CHP, Kemal Derviş eliyle çıkarılan yasalarla kendi çiftçimizi hibrit tohum kullanmaya mecbur eden, gübre ve zirai ilaç tekellerinin kıskacına sokan, ikili anlaşmalar ve gümrük oyunlarıyla başka ülkelerin çiftçilerini zengin eden tarım politikalarını kökünden değiştirecek mi?
Herkes biliyor ki, CHP'nin mevcut ekonomik ve politik hattına göre bu soruların yanıtları hayırdır.

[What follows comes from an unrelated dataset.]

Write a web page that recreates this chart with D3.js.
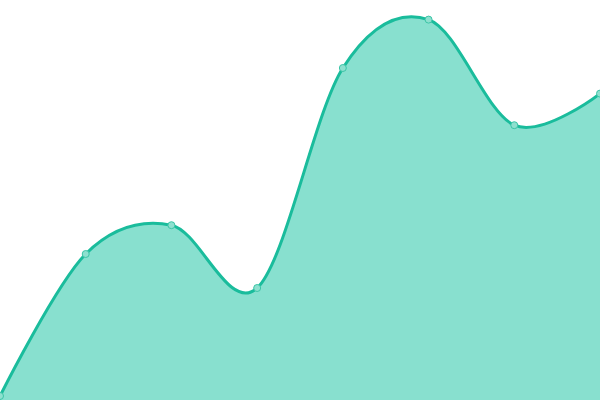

Çünkü partinin ekonomi kurmayları özelleştirmelerin, kamu-özel-işbirliği projelerinin ve tarımı bitiren piyasacı ilkelerin sadakatli takipçileri ve bu yasaları uygulayan Babacanların ve Şimşeklerin -bazen gizli bazen açıktan- şakşakçılarıdır. Parti yönetiminde bu ekonomik hatta bir itiraz varsa da bu kamuoyuna yansımış durumda değil. Piyasacılık ile kutsanmış parti programı tartışılmaz ve değiştirilmez ise ne olası bir iktidarda CHP Genel Başkanı halka verdiği sözleri tutabilir, ne de küçük nüanslar dışında CHP ile AKP arasında bir farktan söz edilebilir.
Bu açıdan, partiyi yönetenler 4-9 Eylül arasında yapılması düşünülen tüzük kurultayı ile birlikte, IMF mutasyonlu programlarla üstlendiği küresel sömürünün aracısı rolünü reddetme hedefiyle bir program kurultayı çağrısı da yapmalıdır. Yoksulluk ve eşitsizliğin kaynağı olan neoliberal politikaları sebep ve sonuçlarıyla masaya yatıracak bir program kurultayıyla, artık dünyada her geçen gün yoğunlaşan neoliberalizmin çöküşüne dair yapılan tartışmalara da büyük bir katkı yapabileceğine inanıyorum.
CHP ülkemiz için sahici bir politik kimliğin taşıyıcısı olmak istiyorsa bunun biricik yolu programında halkçı, kamucu, eşitlikçi; bağımsızlık, planlama ve üretimi öncelleyen cumhuriyetçi bir siyaset hattı oluşturabilmelidir.
Diğer (ve mevcut) yol ise Genel Başkanının vaatlerini bile gerçekleştirmeye engel, sömürüye meşruiyet üreticisi, ikircikli pozisyonudur. Bu da, nihayetinde küresel sömürü düzeninin böl, parçala, yönet aparatı olarak üretilen kimlik, din, mezhep, cinsiyet, kültür temalı söylem ve eylemlerle kafası karışık liberal solcu ve sosyal demokratların, kapitalizmin yol açtığı her soruna bambaşka bir kafayla elinde tuzlukla koştuğu garip bir siyaset anlayışına tekabül etmektedir.
Bu yol, yani CHP'nin mevcut pozisyonu, neoliberal ekonomi politikalarının uygulanmasıyla yoksullaştırılan çoğunluğun harekete geçtiği/geçeceği şu koşul ve konjonktürde, toplumda düzene karşı biriken öfke ve tepkileri halkçı bir iktidar hedefinden uzaklaştırarak sönümleme fonksiyonludur. Dolayısıyla, kimin hangi yolun yolcusu ve kimin yoldaşı olduğu/olacağı bu kavşakta ortaya çıkacaktır.